- [WHAT NEEDS TO BE DONE] Which lines hold the word "with"? Copy each one.

- [GIVEN MATERIAL]
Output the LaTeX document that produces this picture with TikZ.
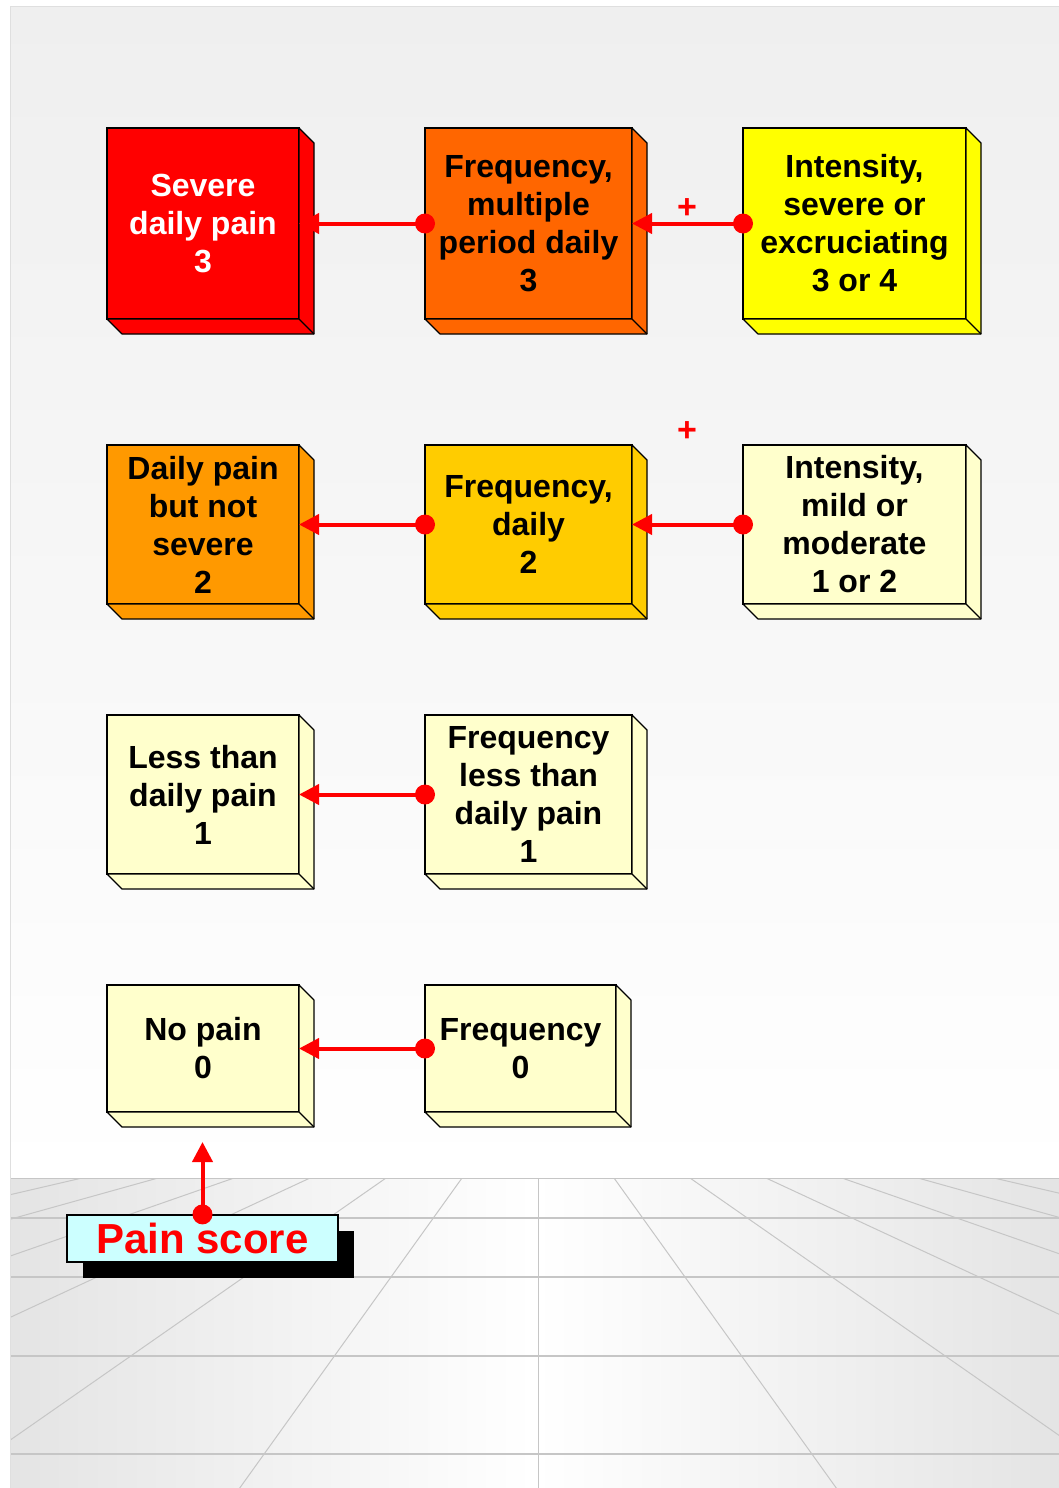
\documentclass[tikz,border=0pt]{standalone}
\usepackage{fontspec}
\setmainfont{Liberation Sans}
\usetikzlibrary{arrows.meta}

\definecolor{linkred}{HTML}{FF0000}
\definecolor{cRed}{HTML}{FF0000}
\definecolor{cOrangeDark}{HTML}{FF6600}
\definecolor{cOrange}{HTML}{FF9900}
\definecolor{cGold}{HTML}{FFCC00}
\definecolor{cYellow}{HTML}{FFFF00}
\definecolor{cPale}{HTML}{FFFFCC}
\definecolor{cCyan}{HTML}{CCFFFF}
\definecolor{gridline}{HTML}{C6C6C6}
\definecolor{floorside}{HTML}{E4E4E4}
\definecolor{skytop}{HTML}{EFEFEF}

\tikzset{
  block/.style={draw=black, line width=1.2pt, inner sep=0pt, outer sep=0pt,
    align=center, font=\bfseries\fontsize{32}{38}\selectfont},
  link/.style={draw=linkred, line width=4pt, -{Triangle[length=20pt,width=20pt]}},
  plussign/.style={text=linkred, inner sep=0pt, font=\bfseries\fontsize{34}{34}\selectfont},
}

% side and bottom faces of an extruded block
\newcommand\blockdepth[3][15]{%
  \filldraw[fill=#3, draw=black, line width=1.2pt, line join=round]
    (#2.north east) -- ++(#1,#1)
    -- ([shift={(#1,#1)}]#2.south east)
    -- ([shift={(#1,#1)}]#2.south west)
    -- (#2.south west) -- (#2.south east) -- cycle;
  \draw[line width=1.2pt] (#2.south east) -- ++(#1,#1);
}
\newcommand\linkdot[1]{\fill[linkred] (#1) circle (10);}

\begin{document}
\begin{tikzpicture}[x=1pt, y=-1pt]
\useasboundingbox (0,0) rectangle (1059,1488);

% backdrop wall and floor
\shade[top color=skytop, bottom color=white] (10,7) rectangle (1059,1178);
\shade[left color=floorside, right color=floorside, middle color=white] (10,1178) rectangle (1059,1488);
\begin{scope}
  \clip (10,1178) rectangle (1059,1488);
  \foreach \k in {-6,...,6}
    \draw[gridline, line width=1pt] ({538+76*\k},1178) -- ({538+76*\k*5},{1178+106*4});
  \foreach \yy in {1178,1218,1277,1356,1454}
    \draw[gridline, line width=2pt] (10,\yy) -- (1059,\yy);
\end{scope}
\draw[gray!25, line width=1pt] (10,1488) -- (10,7) -- (1059,7);

% row 1
\node[block, fill=cRed, text=white, minimum width=192, minimum height=191] (b11) at (203,223.5) {Severe\\daily pain\\3};
\blockdepth{b11}{cRed}
\node[block, fill=cOrangeDark, minimum width=207, minimum height=191] (b12) at (528.5,223.5) {Frequency,\\multiple\\period daily\\3};
\blockdepth{b12}{cOrangeDark}
\node[block, fill=cYellow, minimum width=223, minimum height=191] (b13) at (854.5,223.5) {Intensity,\\severe or\\excruciating\\3 or 4};
\blockdepth{b13}{cYellow}

% row 2
\node[block, fill=cOrange, minimum width=192, minimum height=159] (b21) at (203,524.5) {Daily pain\\but not\\severe\\2};
\blockdepth{b21}{cOrange}
\node[block, fill=cGold, minimum width=207, minimum height=159] (b22) at (528.5,524.5) {Frequency,\\daily\\2};
\blockdepth{b22}{cGold}
\node[block, fill=cPale, minimum width=223, minimum height=159] (b23) at (854.5,524.5) {Intensity,\\mild or\\moderate\\1 or 2};
\blockdepth{b23}{cPale}

% row 3
\node[block, fill=cPale, minimum width=192, minimum height=159] (b31) at (203,794.5) {Less than\\daily pain\\1};
\blockdepth{b31}{cPale}
\node[block, fill=cPale, minimum width=207, minimum height=159] (b32) at (528.5,794.5) {Frequency\\less than\\daily pain\\1};
\blockdepth{b32}{cPale}

% row 4
\node[block, fill=cPale, minimum width=192, minimum height=127] (b41) at (203,1048.5) {No pain\\0};
\blockdepth{b41}{cPale}
\node[block, fill=cPale, minimum width=191, minimum height=127] (b42) at (520.5,1048.5) {Frequency\\0};
\blockdepth{b42}{cPale}

% connectors
\draw[link] (b12.west) -- (b11.east); \linkdot{b12.west}
\draw[link] (b13.west) -- (b12.east); \linkdot{b13.west}
\draw[link] (b22.west) -- (b21.east); \linkdot{b22.west}
\draw[link] (b23.west) -- (b22.east); \linkdot{b23.west}
\draw[link] (b32.west) -- (b31.east); \linkdot{b32.west}
\draw[link] (b42.west) -- (b41.east); \linkdot{b42.west}

\node[plussign] (plus1) at (687,209) {+};
\node[plussign] (plus2) at (687,432) {+};

% pain score label with its shadow
\fill[black] (83,1231) rectangle (354,1278);
\node[draw=black, line width=1.2pt, fill=cCyan, inner sep=0pt, minimum width=271, minimum height=47,
      text=linkred, font=\bfseries\fontsize{42}{42}\selectfont] (ps) at (202.5,1238.5) {Pain score};
\coordinate (pstop) at (202.5,1142);
\draw[link] (ps.north) -- (pstop); \linkdot{ps.north}
\end{tikzpicture}
\end{document}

- [IN RESPONSE]
Output the LaTeX document that produces this picture with TikZ.
% pain score label with its shadow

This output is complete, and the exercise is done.